→ **PROMPT**:
Only the lines from the start of the data below through the line that contains "const pelagic2005 = [[52, 69, 91, 100, 131]];" are to be copied, exactly and without pictures.

—————

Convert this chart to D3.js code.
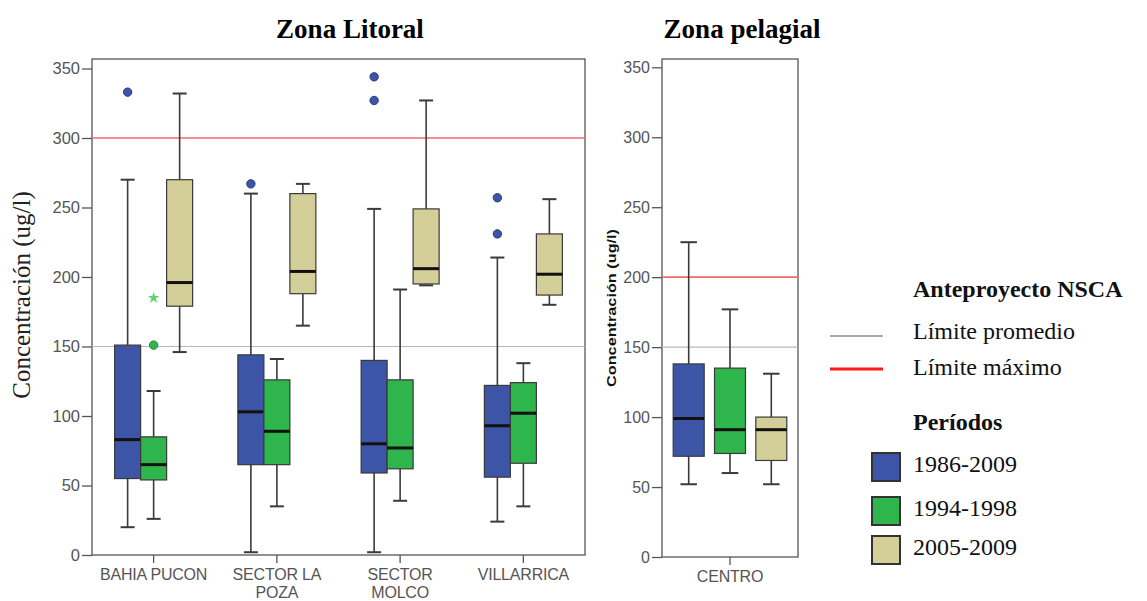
<!DOCTYPE html>
<html>
<head>
<meta charset="utf-8">
<script src="https://cdn.jsdelivr.net/npm/d3@7"></script>
<style>
  html, body { margin: 0; padding: 0; background: #fff; }
  svg { display: block; }
</style>
</head>
<body>
<svg id="chart" width="1147" height="601"></svg>
<script>
// Sampling sites and periods
const sites = ["BAHIA PUCON", "SECTOR LA POZA", "SECTOR MOLCO", "VILLARRICA"];
const pelagicSites = ["CENTRO"];
const periods = ["1986-2009", "1994-1998", "2005-2009"];
const periodColors = ["#3c55a6", "#2eb54b", "#d4cf99"];

// Five-number summaries [low whisker, Q1, median, Q3, high whisker], one row per site
const litoral1986 = [
  [20, 55, 83, 151, 270],
  [2, 65, 103, 144, 260],
  [2, 59, 80, 140, 249],
  [24, 56, 93, 122, 214]
];
const litoral1994 = [
  [26, 54, 65, 85, 118],
  [35, 65, 89, 126, 141],
  [39, 62, 77, 126, 191],
  [35, 66, 102, 124, 138]
];
const litoral2005 = [
  [146, 179, 196, 270, 332],
  [165, 188, 204, 260, 267],
  [194, 195, 206, 249, 327],
  [180, 187, 202, 231, 256]
];
const pelagic1986 = [[52, 72, 99, 138, 225]];
const pelagic1994 = [[60, 74, 91, 135, 177]];
const pelagic2005 = [[52, 69, 91, 100, 131]];

// Outlying observations: site index, period index, value, marker kind
const litoralOutliers = [
  { site: 0, period: 0, value: 333, kind: "circle" },
  { site: 0, period: 1, value: 151, kind: "circle" },
  { site: 0, period: 1, value: 185, kind: "star" },
  { site: 1, period: 0, value: 267, kind: "circle" },
  { site: 2, period: 0, value: 344, kind: "circle" },
  { site: 2, period: 0, value: 327, kind: "circle" },
  { site: 3, period: 0, value: 257, kind: "circle" },
  { site: 3, period: 0, value: 231, kind: "circle" }
];

const yTicks = [0, 50, 100, 150, 200, 250, 300, 350];
const litoralLimits = { mean: 150, max: 300 };
const pelagicLimits = { mean: 150, max: 200 };

const svg = d3.select("#chart");

function drawPanel(cfg) {
  const { x0, x1, y0, yTop, frameTop, cats, series, outliers, limits, boxW, step } = cfg;
  const g = svg.append("g");
  const y = d3.scaleLinear().domain([0, 350]).range([y0, yTop]);
  const x = d3.scaleBand().domain(cats).range([x0, x1]);

  // frame
  g.append("rect")
    .attr("x", x0).attr("y", frameTop)
    .attr("width", x1 - x0).attr("height", y0 - frameTop)
    .attr("fill", "none").attr("stroke", "#555").attr("stroke-width", 1.3);

  // y axis
  const yAxis = g.append("g")
    .attr("transform", `translate(${x0},0)`)
    .call(d3.axisLeft(y).tickValues(yTicks).tickSize(10).tickPadding(2));
  yAxis.select(".domain").remove();
  yAxis.selectAll(".tick line").attr("stroke", "#555").attr("stroke-width", 1.3);
  yAxis.selectAll(".tick text")
    .attr("fill", "#555").style("font-family", "Liberation Sans, Arial, sans-serif")
    .style("font-size", cfg.tickFont + "px");

  // x axis
  const xAxis = g.append("g")
    .attr("transform", `translate(0,${y0})`)
    .call(d3.axisBottom(x).tickSize(8).tickPadding(4));
  xAxis.select(".domain").remove();
  xAxis.selectAll(".tick line").attr("stroke", "#555").attr("stroke-width", 1.3);
  xAxis.selectAll(".tick text").remove();
  xAxis.selectAll(".tick").each(function (d) {
    const lines = cfg.wrap[d] || [d];
    const t = d3.select(this).append("text")
      .attr("fill", "#555")
      .attr("text-anchor", "middle")
      .style("font-family", "Liberation Sans, Arial, sans-serif")
      .style("font-size", "16px")
      .style("letter-spacing", "-0.2px");
    lines.forEach((ln, i) => {
      t.append("tspan").attr("x", 0).attr("y", 25 + i * 18).text(ln);
    });
  });

  // reference limits
  g.append("line")
    .attr("x1", x0).attr("x2", x1)
    .attr("y1", y(limits.mean)).attr("y2", y(limits.mean))
    .attr("stroke", "#b8b8b8").attr("stroke-width", 1.2);
  g.append("line")
    .attr("x1", x0).attr("x2", x1)
    .attr("y1", y(limits.max)).attr("y2", y(limits.max))
    .attr("stroke", "#f26a6a").attr("stroke-width", 1.6);

  // boxes
  series.forEach((rows, p) => {
    rows.forEach((s, i) => {
      const cx = x(cats[i]) + x.bandwidth() / 2 + (p - 1) * step;
      const [lo, q1, med, q3, hi] = s;
      const cap = boxW / 2;
      const wg = g.append("g");
      wg.append("line")
        .attr("x1", cx).attr("x2", cx).attr("y1", y(hi)).attr("y2", y(q3))
        .attr("stroke", "#3a3a3a").attr("stroke-width", 1.6);
      wg.append("line")
        .attr("x1", cx).attr("x2", cx).attr("y1", y(q1)).attr("y2", y(lo))
        .attr("stroke", "#3a3a3a").attr("stroke-width", 1.6);
      [hi, lo].forEach(v => {
        wg.append("line")
          .attr("x1", cx - cap / 2 - 0.5).attr("x2", cx + cap / 2 + 0.5)
          .attr("y1", y(v)).attr("y2", y(v))
          .attr("stroke", "#3a3a3a").attr("stroke-width", 2);
      });
      wg.append("rect")
        .attr("x", cx - boxW / 2).attr("y", y(q3))
        .attr("width", boxW).attr("height", y(q1) - y(q3))
        .attr("fill", periodColors[p]).attr("stroke", "#3a3a3a").attr("stroke-width", 1.2);
      wg.append("line")
        .attr("x1", cx - boxW / 2).attr("x2", cx + boxW / 2)
        .attr("y1", y(med)).attr("y2", y(med))
        .attr("stroke", "#111").attr("stroke-width", 3);
    });
  });

  // outliers
  (outliers || []).forEach(o => {
    const cx = x(cats[o.site]) + x.bandwidth() / 2 + (o.period - 1) * step;
    if (o.kind === "circle") {
      g.append("circle")
        .attr("cx", cx).attr("cy", y(o.value)).attr("r", 4.2)
        .attr("fill", periodColors[o.period])
        .attr("stroke", o.period === 0 ? "#2a3a80" : "#1f8a37").attr("stroke-width", 1);
    } else {
      g.append("path")
        .attr("d", d3.symbol(d3.symbolStar, 40)())
        .attr("transform", `translate(${cx},${y(o.value)})`)
        .attr("fill", "#5fd36b");
    }
  });
  return { x, y };
}

drawPanel({
  x0: 92, x1: 585, y0: 555, yTop: 68.5, frameTop: 59,
  cats: sites, series: [litoral1986, litoral1994, litoral2005],
  outliers: litoralOutliers, limits: litoralLimits,
  boxW: 26, step: 26, tickFont: 16.5,
  wrap: { "SECTOR LA POZA": ["SECTOR LA", "POZA"], "SECTOR MOLCO": ["SECTOR", "MOLCO"] }
});

drawPanel({
  x0: 662, x1: 798, y0: 557, yTop: 67.3, frameTop: 59,
  cats: pelagicSites, series: [pelagic1986, pelagic1994, pelagic2005],
  outliers: [], limits: pelagicLimits,
  boxW: 31, step: 41.3, tickFont: 16,
  wrap: {}
});

// panel titles
const serif = "Liberation Serif, Times New Roman, serif";
svg.append("text").attr("x", 350).attr("y", 38).attr("text-anchor", "middle")
  .style("font-family", serif).style("font-weight", "bold").style("font-size", "27px")
  .text("Zona Litoral");
svg.append("text").attr("x", 742).attr("y", 38).attr("text-anchor", "middle")
  .style("font-family", serif).style("font-weight", "bold").style("font-size", "27px")
  .text("Zona pelagial");

// y-axis titles
svg.append("text")
  .attr("transform", "translate(30,295) rotate(-90)")
  .attr("text-anchor", "middle").attr("fill", "#222")
  .style("font-family", serif).style("font-size", "25px")
  .text("Concentración (ug/l)");
svg.append("text")
  .attr("transform", "translate(616,308) rotate(-90)")
  .attr("text-anchor", "middle").attr("fill", "#111")
  .style("font-family", "Liberation Sans, Arial, sans-serif")
  .style("font-weight", "bold").style("font-size", "13px")
  .attr("textLength", 158).attr("lengthAdjust", "spacingAndGlyphs")
  .text("Concentración (ug/l)");

// legend
const lg = svg.append("g").style("font-family", serif).attr("fill", "#111");
lg.append("text").attr("x", 913).attr("y", 297).style("font-weight", "bold").style("font-size", "24px")
  .text("Anteproyecto NSCA");
lg.append("line").attr("x1", 830).attr("x2", 883).attr("y1", 336).attr("y2", 336)
  .attr("stroke", "#a8a8a8").attr("stroke-width", 2.2);
lg.append("text").attr("x", 913).attr("y", 339).style("font-size", "24px").text("Límite promedio");
lg.append("line").attr("x1", 830).attr("x2", 883).attr("y1", 369).attr("y2", 369)
  .attr("stroke", "#ff1a1a").attr("stroke-width", 3);
lg.append("text").attr("x", 913).attr("y", 375).style("font-size", "24px").text("Límite máximo");
lg.append("text").attr("x", 913).attr("y", 430).style("font-weight", "bold").style("font-size", "24px")
  .text("Períodos");
const legendRows = [472, 516, 555];
periods.forEach((p, i) => {
  lg.append("rect").attr("x", 872).attr("y", legendRows[i] - 19)
    .attr("width", 28).attr("height", 28)
    .attr("fill", periodColors[i]).attr("stroke", "#333").attr("stroke-width", 2);
  lg.append("text").attr("x", 913).attr("y", legendRows[i]).style("font-size", "24px").text(p);
});
</script>
</body>
</html>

—————

→ **RESPONSE TO THIS EXERCISE**:
Convert this chart to D3.js code.
<!DOCTYPE html>
<html>
<head>
<meta charset="utf-8">
<script src="https://cdn.jsdelivr.net/npm/d3@7"></script>
<style>
  html, body { margin: 0; padding: 0; background: #fff; }
  svg { display: block; }
</style>
</head>
<body>
<svg id="chart" width="1147" height="601"></svg>
<script>
// Sampling sites and periods
const sites = ["BAHIA PUCON", "SECTOR LA POZA", "SECTOR MOLCO", "VILLARRICA"];
const pelagicSites = ["CENTRO"];
const periods = ["1986-2009", "1994-1998", "2005-2009"];
const periodColors = ["#3c55a6", "#2eb54b", "#d4cf99"];

// Five-number summaries [low whisker, Q1, median, Q3, high whisker], one row per site
const litoral1986 = [
  [20, 55, 83, 151, 270],
  [2, 65, 103, 144, 260],
  [2, 59, 80, 140, 249],
  [24, 56, 93, 122, 214]
];
const litoral1994 = [
  [26, 54, 65, 85, 118],
  [35, 65, 89, 126, 141],
  [39, 62, 77, 126, 191],
  [35, 66, 102, 124, 138]
];
const litoral2005 = [
  [146, 179, 196, 270, 332],
  [165, 188, 204, 260, 267],
  [194, 195, 206, 249, 327],
  [180, 187, 202, 231, 256]
];
const pelagic1986 = [[52, 72, 99, 138, 225]];
const pelagic1994 = [[60, 74, 91, 135, 177]];
const pelagic2005 = [[52, 69, 91, 100, 131]];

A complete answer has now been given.